As for renvois, if any book had talked about it, I wouldn’t have paid too much attention to that either. Cross-references make sense to me. You learn one thing, but you need to know another, and then another. So you look them up. In the beginning, I used the suggestions at the end of encyclopedia articles, but after a while I didn’t need them. I knew what additional information I would need to develop a deeper understanding of a topic.

In the old days, we pored through big green stacks of Readers Guides, looking for related magazine or journal articles, thumbed through card catalogs, looking up authors and topics, and then walked the aisles of the library, hoping the book was there and had been returned to its rightful place in the Dewey decimal system.

Findings things out is pretty easy now--if I come across an unfamiliar words or phrases, I can look them it up online. If I am curious about a source that was referenced in a book or journal, I can normally find it through a library database. Google is my friend. Sure, not every link is useful, but I can figure that out pretty quickly.

Cross referencing makes sense to me. Everything I learn demonstrates a previously unknown gap of understanding or knowledge so I look it up. The printed word doesn’t really “define and solidify the organization and presentation of knowledge,” as Eistenstein asserted; it merely leads us to recognize what J. David Bolter described as “associative relationships [that] define alternative organizations of knowledge” (96). If we are looking for them.

Not everybody does.

I know that.

But I sort of like being the one who can add needed information to a conversation.

And so I collect all kinds of us seemingly useless information about topics that interest me.

Zimmer’s history of encyclopedias, encyclopedic organization, and the development of renvois, and the role Diderot played in collecting “all the knowledge previously held by a privileged few into one public work accessible to all” might fall into this category except that it reminds me of the many ways that knowledge and the power it contains has been used to control men and women. By including the métiers, he elevated the status of workers across France.

Zimmer suggests that this inclusion led to the political changes that followed in that nation. He quotes Stockwell, who wrote, “By taking craftsmanship seriously for the first time, Diderot helped set in motion the downfall of the royal family and the rigid class system. Suddenly, in the pages of the Encyclopédie, every person became the equal of every other . . .” (103).

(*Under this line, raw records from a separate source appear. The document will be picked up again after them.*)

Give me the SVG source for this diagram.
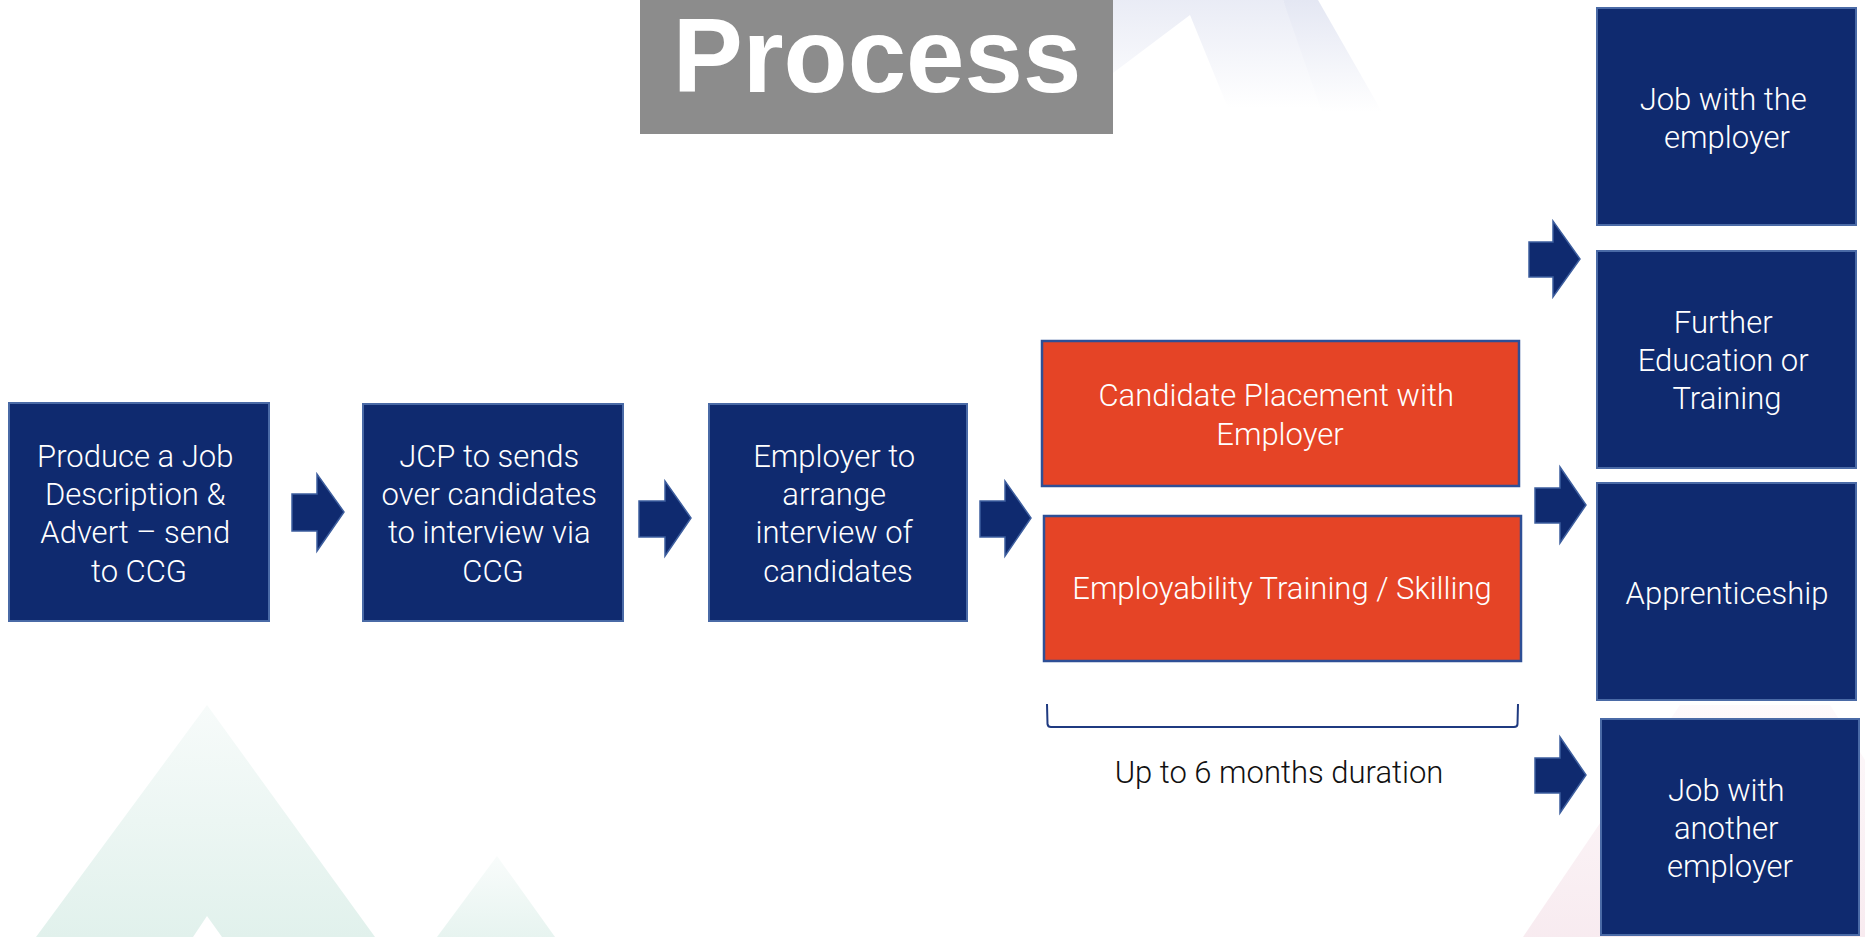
<svg xmlns="http://www.w3.org/2000/svg" width="1865" height="937" viewBox="0 0 1865 937">
  <defs>
    <linearGradient id="gGreen" x1="0" y1="0" x2="0" y2="1">
      <stop offset="0" stop-color="#f7fbfa"/>
      <stop offset="1" stop-color="#e1f1ec"/>
    </linearGradient>
    <linearGradient id="gLav" x1="0" y1="0" x2="0" y2="1">
      <stop offset="0" stop-color="#e4e7f3"/>
      <stop offset="1" stop-color="#ffffff"/>
    </linearGradient>
    <linearGradient id="gPink" x1="0" y1="0" x2="0" y2="1">
      <stop offset="0" stop-color="#fdf8fa"/>
      <stop offset="1" stop-color="#f6e6ec"/>
    </linearGradient>
    <style>
      .navy { fill: #0f2a6f; stroke: #4a6aa6; stroke-width: 2; }
      .red { fill: #e54426; stroke: #2e4f96; stroke-width: 2.5; }
      .arrow { fill: #0f2a6f; stroke: #3d5e9e; stroke-width: 1.5; stroke-linejoin: miter; }
      .lbl { font-family: Roboto, "Liberation Sans", Arial, sans-serif; font-weight: 300; font-size: 31px; fill: #ffffff; text-anchor: middle; }
      .note { font-family: Roboto, "Liberation Sans", Arial, sans-serif; font-weight: 300; font-size: 31px; fill: #111111; text-anchor: middle; }
      .title { font-family: "Liberation Sans", Arial, sans-serif; font-size: 105px; font-weight: bold; fill: #ffffff; text-anchor: middle; }
    </style>
  </defs>

  <rect x="0" y="0" width="1865" height="937" fill="#ffffff"/>

  <!-- faint background watermark -->
  <g id="background">
    <polygon points="207,705 375,937 222,937 207,916 193,937 36,937" fill="url(#gGreen)"/>
    <polygon points="497,856 555,937 437,937" fill="url(#gGreen)" opacity="0.8"/>
    <polygon points="1113,0 1283,0 1330,108 1228,108 1190,15 1113,73" fill="url(#gLav)" opacity="0.8"/>
    <polygon points="1283,0 1318,0 1382,112 1322,112" fill="url(#gLav)"/>
    <polygon points="1523,937 1680,705 1830,705 1865,760 1865,937" fill="url(#gPink)" opacity="0.8"/>
  </g>

  <!-- title -->
  <g id="title">
    <rect x="640" y="0" width="473" height="134" fill="#8c8c8c"/>
    <text class="title" x="877" y="92">Process</text>
  </g>

  <!-- nodes -->
  <g id="node-produce">
    <rect class="navy" x="9" y="403" width="260" height="218"/>
    <text class="lbl" x="139" y="467">
      <tspan x="139">Produce a Job</tspan>
      <tspan x="139" dy="38.2">Description &amp;</tspan>
      <tspan x="139" dy="38.2">Advert – send</tspan>
      <tspan x="139" dy="38.2">to CCG</tspan>
    </text>
  </g>

  <g id="node-jcp">
    <rect class="navy" x="363" y="404" width="260" height="217"/>
    <text class="lbl" x="493" y="467">
      <tspan x="493">JCP to sends</tspan>
      <tspan x="493" dy="38.2">over candidates</tspan>
      <tspan x="493" dy="38.2">to interview via</tspan>
      <tspan x="493" dy="38.2">CCG</tspan>
    </text>
  </g>

  <g id="node-employer">
    <rect class="navy" x="709" y="404" width="258" height="217"/>
    <text class="lbl" x="838" y="467">
      <tspan x="838">Employer to</tspan>
      <tspan x="838" dy="38.2">arrange</tspan>
      <tspan x="838" dy="38.2">interview of</tspan>
      <tspan x="838" dy="38.2">candidates</tspan>
    </text>
  </g>

  <g id="node-placement">
    <rect class="red" x="1042" y="341" width="477" height="145"/>
    <text class="lbl" x="1280" y="406">
      <tspan x="1280">Candidate Placement with</tspan>
      <tspan x="1280" dy="39">Employer</tspan>
    </text>
  </g>

  <g id="node-training">
    <rect class="red" x="1044" y="516" width="477" height="145"/>
    <text class="lbl" x="1282" y="599">Employability Training / Skilling</text>
  </g>

  <g id="node-duration">
    <text class="note" x="1279" y="783">Up to 6 months duration</text>
  </g>

  <g id="node-job-employer">
    <rect class="navy" x="1597" y="8" width="259" height="217"/>
    <text class="lbl" x="1727" y="110">
      <tspan x="1727">Job with the</tspan>
      <tspan x="1727" dy="38">employer</tspan>
    </text>
  </g>

  <g id="node-further">
    <rect class="navy" x="1597" y="251" width="259" height="217"/>
    <text class="lbl" x="1727" y="333">
      <tspan x="1727">Further</tspan>
      <tspan x="1727" dy="38">Education or</tspan>
      <tspan x="1727" dy="38">Training</tspan>
    </text>
  </g>

  <g id="node-apprenticeship">
    <rect class="navy" x="1597" y="483" width="259" height="217"/>
    <text class="lbl" x="1727" y="604">Apprenticeship</text>
  </g>

  <g id="node-job-another">
    <rect class="navy" x="1601" y="719" width="258" height="216"/>
    <text class="lbl" x="1730" y="801">
      <tspan x="1730">Job with</tspan>
      <tspan x="1730" dy="38">another</tspan>
      <tspan x="1730" dy="38">employer</tspan>
    </text>
  </g>

  <!-- connectors -->
  <g id="connectors">
    <polygon class="arrow" points="292,494 317,494 317,474 344,512 317,551 317,531 292,531"/>
    <polygon class="arrow" points="639,501 665,501 665,481 691,518 665,556 665,537 639,537"/>
    <polygon class="arrow" points="980,501 1005,501 1005,481 1031,518 1005,556 1005,537 980,537"/>
    <polygon class="arrow" points="1529,242 1553,242 1553,221 1580,259 1553,297 1553,277 1529,277"/>
    <polygon class="arrow" points="1535,488 1560,488 1560,467 1586,505 1560,543 1560,523 1535,523"/>
    <polygon class="arrow" points="1535,758 1560,758 1560,737 1586,775 1560,813 1560,793 1535,793"/>
    <path d="M1047,704 L1047.5,724 Q1048,727 1051,727 L1514,727 Q1517.5,727 1517.5,724 L1518,704" fill="none" stroke="#1f3a80" stroke-width="2"/>
  </g>
</svg>
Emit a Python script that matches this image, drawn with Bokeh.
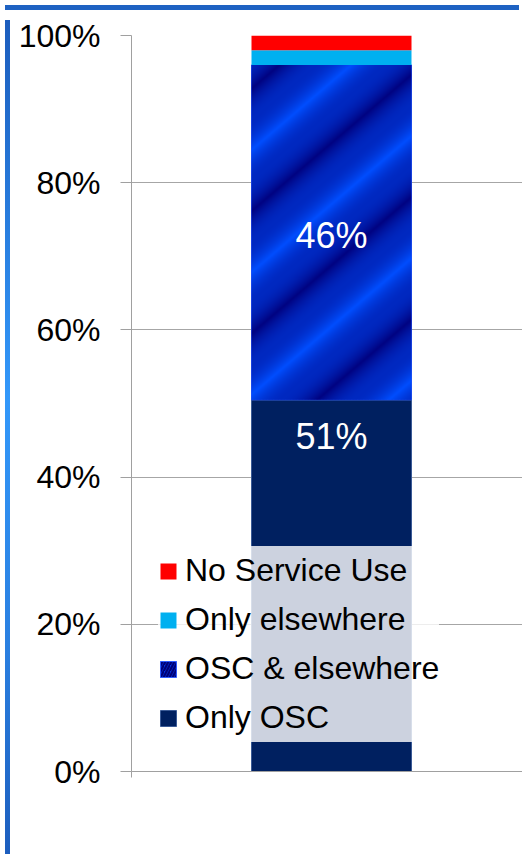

Moreover, the use of cross-references allowed him to insert information that had previously been withheld from the public, information that threatened intellectual and religious seats of authority. “For example, comments on injustice to the poor were hidden in articles on such mundane things as salt, while objectionable concepts such as ‘fornication’ were scattered among unrelated terminology in articles of theology” (103).

Zimmer asserts that L’ Encyclopédie was most subversive because its juxtaposition of opposing ideas or arguments, thus exposing “concealed relationships between controversial issues or hidden links between disparate pieces of knowledge” (103). Instead of being told what was true, readers were now required to create their own interpretations “of the differences or contradictions they might encounter” (104).

If only it were that easy.

We are currently living in a time of seemingly infinite sources of information available to us. We are saturated.

The juxtaposition of opposing ideas and arguments is everywhere.

And yet I’m not sure we care.

It’s almost like we only see what we already agree with.

Searching out knowledge and understanding takes time, and we’re not always diligent to examine all sides of an issue.

Embedded hyperlinks are designed to make it easy, to send us to related sources so that we don’t have to develop our own “associative relationships” (96).

Honestly, I rarely click on them. I find them manipulative.

Rather than assisting me in becoming an “active an integral” participant “in the production of knowledge” (Zimmer 97), I feel like they make me a passive follower of predetermined cues.

I don’t need or want an author or an editor to tell me where to look to find answers that may only communicate a single perspective.